--- start Given information ---

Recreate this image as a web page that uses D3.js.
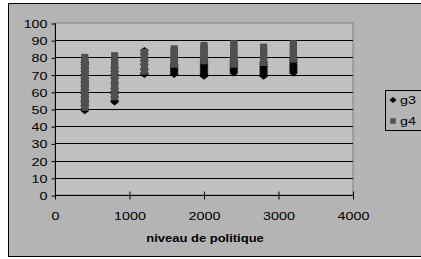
<!DOCTYPE html>
<meta charset="utf-8">
<style>
    body { margin: 0; background: #ffffff; }
    text { font-family: "Liberation Sans", Arial, sans-serif; fill: #000; }
    .grid line { stroke: #000; stroke-width: 1; }
</style>
<body>
<script src="https://cdn.jsdelivr.net/npm/d3@7"></script>
<script>

    var levels = [400, 800, 1200, 1600, 2000, 2400, 2800, 3200];

    // g3 values, one list per policy level
    var g3 = [
        [49, 50, 52, 54, 55, 57, 59, 61, 63, 64, 66, 68, 70, 72, 74, 76, 77],
        [54, 55, 57, 59, 60, 62, 65, 68, 70, 72, 74],
        [70, 71, 73, 76, 78, 80, 82, 84],
        [70, 71, 72, 73, 74, 75, 76],
        [69, 70, 71, 72, 73, 74, 75, 76, 77, 78],
        [71, 72, 73, 74, 75, 76, 77, 78],
        [69, 70, 71, 72, 73, 74, 75, 76, 77],
        [71, 72, 73, 74, 75, 76, 77, 78, 79]
    ];

    // g4 values, one list per policy level
    var g4 = [
        [51, 52, 53, 54, 55, 56, 57, 58, 59, 60, 61, 62, 63, 64, 65, 66, 67, 68, 69, 70, 71, 72, 73, 74, 75, 76, 77, 78, 79, 80],
        [57, 59, 61, 62, 63, 64, 65, 66, 67, 68, 69, 70, 71, 72, 73, 74, 75, 76, 77, 78, 79, 80, 81],
        [72, 74, 75, 77, 78, 79, 80, 81, 82, 83],
        [76, 77, 78, 79, 80, 81, 82, 83, 84, 85],
        [78, 79, 80, 81, 82, 83, 84, 85, 86, 87],
        [76, 77, 78, 79, 80, 81, 82, 83, 84, 85, 86, 87, 88],
        [77, 78, 79, 80, 81, 82, 83, 84, 85, 86],
        [79, 80, 81, 82, 83, 84, 85, 86, 87, 88]
    ];

    var xTicks = [0, 1000, 2000, 3000, 4000];
    var yTicks = [0, 10, 20, 30, 40, 50, 60, 70, 80, 90, 100];
    var seriesNames = ["g3", "g4"];

    var W = 421, H = 259;
    var plot = {left: 55, right: 353, top: 23, bottom: 195};
    var stretch = "scale(1.3,1)";

    var svg = d3.select("body").append("svg")
            .attr("width", W)
            .attr("height", H);

    // outer chart area
    svg.append("rect")
            .attr("x", 8.5).attr("y", 3.5)
            .attr("width", 420).attr("height", 253)
            .attr("fill", "#b4b4b4")
            .attr("stroke", "#000").attr("stroke-width", 1);

    var x = d3.scaleLinear().domain([0, 4000]).range([plot.left, plot.right]);
    var y = d3.scaleLinear().domain([0, 100]).range([plot.bottom, plot.top]);

    // plot area
    svg.append("rect")
            .attr("x", plot.left).attr("y", plot.top)
            .attr("width", plot.right - plot.left).attr("height", plot.bottom - plot.top)
            .attr("fill", "#c0c0c0")
            .attr("stroke", "#808080").attr("stroke-width", 1);

    svg.append("g").attr("class", "grid")
            .selectAll("line").data(yTicks.filter(function(d) { return d > 0 && d < 100; })).enter()
            .append("line")
            .attr("x1", plot.left).attr("x2", plot.right)
            .attr("y1", function(d) { return Math.round(y(d)) + 0.5; })
            .attr("y2", function(d) { return Math.round(y(d)) + 0.5; });

    // axes
    var yAxis = svg.append("g")
            .attr("transform", "translate(" + (plot.left + 0.5) + ",0.5)")
            .call(d3.axisLeft(y).tickValues(yTicks).tickSize(4).tickFormat(d3.format("d")));
    yAxis.select(".domain").attr("stroke", "#000").attr("d", "M0," + plot.top + "V" + plot.bottom);
    yAxis.selectAll(".tick text")
            .attr("x", null).attr("dy", null)
            .attr("transform", "translate(-8,4) " + stretch)
            .style("font-size", "11px").style("font-family", "Liberation Sans, Arial, sans-serif");

    var xAxis = svg.append("g")
            .attr("transform", "translate(0," + (plot.bottom + 0.5) + ")")
            .call(d3.axisBottom(x).tickValues(xTicks).tickSize(4).tickFormat(d3.format("d")));
    xAxis.select(".domain").attr("stroke", "#000").attr("d", "M" + plot.left + ",0H" + plot.right);
    xAxis.selectAll(".tick line").attr("y1", -4).attr("y2", 4);
    xAxis.selectAll(".tick text")
            .attr("y", null).attr("dy", null)
            .attr("transform", "translate(0,24) " + stretch)
            .style("font-size", "11px").style("font-family", "Liberation Sans, Arial, sans-serif");

    svg.append("text")
            .attr("transform", "translate(205,242) " + stretch)
            .attr("text-anchor", "middle")
            .style("font-size", "10px").style("font-weight", "bold")
            .text("niveau de politique");

    // points
    function flatten(series) {
        var out = [];
        series.forEach(function(vals, i) {
            vals.forEach(function(v) { out.push({x: levels[i], y: v}); });
        });
        return out;
    }

    var diamond = "M0,-3.5L4.5,0L0,3.5L-4.5,0Z";
    var square = d3.symbol().type(d3.symbolSquare).size(49);

    svg.append("g").selectAll("path").data(flatten(g3)).enter()
            .append("path")
            .attr("d", diamond)
            .attr("transform", function(d) { return "translate(" + x(d.x) + "," + y(d.y) + ")"; })
            .attr("fill", "#000");

    svg.append("g").selectAll("path").data(flatten(g4)).enter()
            .append("path")
            .attr("d", square)
            .attr("transform", function(d) { return "translate(" + x(d.x) + "," + y(d.y) + ")"; })
            .attr("fill", "#505050");

    // legend
    var legend = svg.append("g");
    legend.append("rect")
            .attr("x", 385.5).attr("y", 90.5)
            .attr("width", 40).attr("height", 40)
            .attr("fill", "#b4b4b4")
            .attr("stroke", "#000").attr("stroke-width", 1);

    var entry = legend.selectAll("g.entry").data(seriesNames).enter()
            .append("g").attr("class", "entry")
            .attr("transform", function(d, i) { return "translate(393," + (100 + i * 21) + ")"; });
    entry.append("path")
            .attr("d", function(d, i) { return i === 0 ? "M0,-3L3.5,0L0,3L-3.5,0Z" : d3.symbol().type(d3.symbolSquare).size(30)(); })
            .attr("fill", function(d, i) { return i === 0 ? "#000" : "#505050"; });
    entry.append("text")
            .attr("transform", "translate(7,4) " + stretch)
            .style("font-size", "11px")
            .text(function(d) { return d; });

</script>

--- end Given information ---

* _Exercise_: Leave the images out and output the remaining material exactly as it stands.

* _Exercise solution_:
Recreate this image as a web page that uses D3.js.
<!DOCTYPE html>
<meta charset="utf-8">
<style>
    body { margin: 0; background: #ffffff; }
    text { font-family: "Liberation Sans", Arial, sans-serif; fill: #000; }
    .grid line { stroke: #000; stroke-width: 1; }
</style>
<body>
<script src="https://cdn.jsdelivr.net/npm/d3@7"></script>
<script>

    var levels = [400, 800, 1200, 1600, 2000, 2400, 2800, 3200];

    // g3 values, one list per policy level
    var g3 = [
        [49, 50, 52, 54, 55, 57, 59, 61, 63, 64, 66, 68, 70, 72, 74, 76, 77],
        [54, 55, 57, 59, 60, 62, 65, 68, 70, 72, 74],
        [70, 71, 73, 76, 78, 80, 82, 84],
        [70, 71, 72, 73, 74, 75, 76],
        [69, 70, 71, 72, 73, 74, 75, 76, 77, 78],
        [71, 72, 73, 74, 75, 76, 77, 78],
        [69, 70, 71, 72, 73, 74, 75, 76, 77],
        [71, 72, 73, 74, 75, 76, 77, 78, 79]
    ];

    // g4 values, one list per policy level
    var g4 = [
        [51, 52, 53, 54, 55, 56, 57, 58, 59, 60, 61, 62, 63, 64, 65, 66, 67, 68, 69, 70, 71, 72, 73, 74, 75, 76, 77, 78, 79, 80],
        [57, 59, 61, 62, 63, 64, 65, 66, 67, 68, 69, 70, 71, 72, 73, 74, 75, 76, 77, 78, 79, 80, 81],
        [72, 74, 75, 77, 78, 79, 80, 81, 82, 83],
        [76, 77, 78, 79, 80, 81, 82, 83, 84, 85],
        [78, 79, 80, 81, 82, 83, 84, 85, 86, 87],
        [76, 77, 78, 79, 80, 81, 82, 83, 84, 85, 86, 87, 88],
        [77, 78, 79, 80, 81, 82, 83, 84, 85, 86],
        [79, 80, 81, 82, 83, 84, 85, 86, 87, 88]
    ];

    var xTicks = [0, 1000, 2000, 3000, 4000];
    var yTicks = [0, 10, 20, 30, 40, 50, 60, 70, 80, 90, 100];
    var seriesNames = ["g3", "g4"];

    var W = 421, H = 259;
    var plot = {left: 55, right: 353, top: 23, bottom: 195};
    var stretch = "scale(1.3,1)";

    var svg = d3.select("body").append("svg")
            .attr("width", W)
            .attr("height", H);

    // outer chart area
    svg.append("rect")
            .attr("x", 8.5).attr("y", 3.5)
            .attr("width", 420).attr("height", 253)
            .attr("fill", "#b4b4b4")
            .attr("stroke", "#000").attr("stroke-width", 1);

    var x = d3.scaleLinear().domain([0, 4000]).range([plot.left, plot.right]);
    var y = d3.scaleLinear().domain([0, 100]).range([plot.bottom, plot.top]);

    // plot area
    svg.append("rect")
            .attr("x", plot.left).attr("y", plot.top)
            .attr("width", plot.right - plot.left).attr("height", plot.bottom - plot.top)
            .attr("fill", "#c0c0c0")
            .attr("stroke", "#808080").attr("stroke-width", 1);

    svg.append("g").attr("class", "grid")
            .selectAll("line").data(yTicks.filter(function(d) { return d > 0 && d < 100; })).enter()
            .append("line")
            .attr("x1", plot.left).attr("x2", plot.right)
            .attr("y1", function(d) { return Math.round(y(d)) + 0.5; })
            .attr("y2", function(d) { return Math.round(y(d)) + 0.5; });

    // axes
    var yAxis = svg.append("g")
            .attr("transform", "translate(" + (plot.left + 0.5) + ",0.5)")
            .call(d3.axisLeft(y).tickValues(yTicks).tickSize(4).tickFormat(d3.format("d")));
    yAxis.select(".domain").attr("stroke", "#000").attr("d", "M0," + plot.top + "V" + plot.bottom);
    yAxis.selectAll(".tick text")
            .attr("x", null).attr("dy", null)
            .attr("transform", "translate(-8,4) " + stretch)
            .style("font-size", "11px").style("font-family", "Liberation Sans, Arial, sans-serif");

    var xAxis = svg.append("g")
            .attr("transform", "translate(0," + (plot.bottom + 0.5) + ")")
            .call(d3.axisBottom(x).tickValues(xTicks).tickSize(4).tickFormat(d3.format("d")));
    xAxis.select(".domain").attr("stroke", "#000").attr("d", "M" + plot.left + ",0H" + plot.right);
    xAxis.selectAll(".tick line").attr("y1", -4).attr("y2", 4);
    xAxis.selectAll(".tick text")
            .attr("y", null).attr("dy", null)
            .attr("transform", "translate(0,24) " + stretch)
            .style("font-size", "11px").style("font-family", "Liberation Sans, Arial, sans-serif");

    svg.append("text")
            .attr("transform", "translate(205,242) " + stretch)
            .attr("text-anchor", "middle")
            .style("font-size", "10px").style("font-weight", "bold")
            .text("niveau de politique");

    // points
    function flatten(series) {
        var out = [];
        series.forEach(function(vals, i) {
            vals.forEach(function(v) { out.push({x: levels[i], y: v}); });
        });
        return out;
    }

    var diamond = "M0,-3.5L4.5,0L0,3.5L-4.5,0Z";
    var square = d3.symbol().type(d3.symbolSquare).size(49);

    svg.append("g").selectAll("path").data(flatten(g3)).enter()
            .append("path")
            .attr("d", diamond)
            .attr("transform", function(d) { return "translate(" + x(d.x) + "," + y(d.y) + ")"; })
            .attr("fill", "#000");

    svg.append("g").selectAll("path").data(flatten(g4)).enter()
            .append("path")
            .attr("d", square)
            .attr("transform", function(d) { return "translate(" + x(d.x) + "," + y(d.y) + ")"; })
            .attr("fill", "#505050");

    // legend
    var legend = svg.append("g");
    legend.append("rect")
            .attr("x", 385.5).attr("y", 90.5)
            .attr("width", 40).attr("height", 40)
            .attr("fill", "#b4b4b4")
            .attr("stroke", "#000").attr("stroke-width", 1);

    var entry = legend.selectAll("g.entry").data(seriesNames).enter()
            .append("g").attr("class", "entry")
            .attr("transform", function(d, i) { return "translate(393," + (100 + i * 21) + ")"; });
    entry.append("path")
            .attr("d", function(d, i) { return i === 0 ? "M0,-3L3.5,0L0,3L-3.5,0Z" : d3.symbol().type(d3.symbolSquare).size(30)(); })
            .attr("fill", function(d, i) { return i === 0 ? "#000" : "#505050"; });
    entry.append("text")
            .attr("transform", "translate(7,4) " + stretch)
            .style("font-size", "11px")
            .text(function(d) { return d; });

</script>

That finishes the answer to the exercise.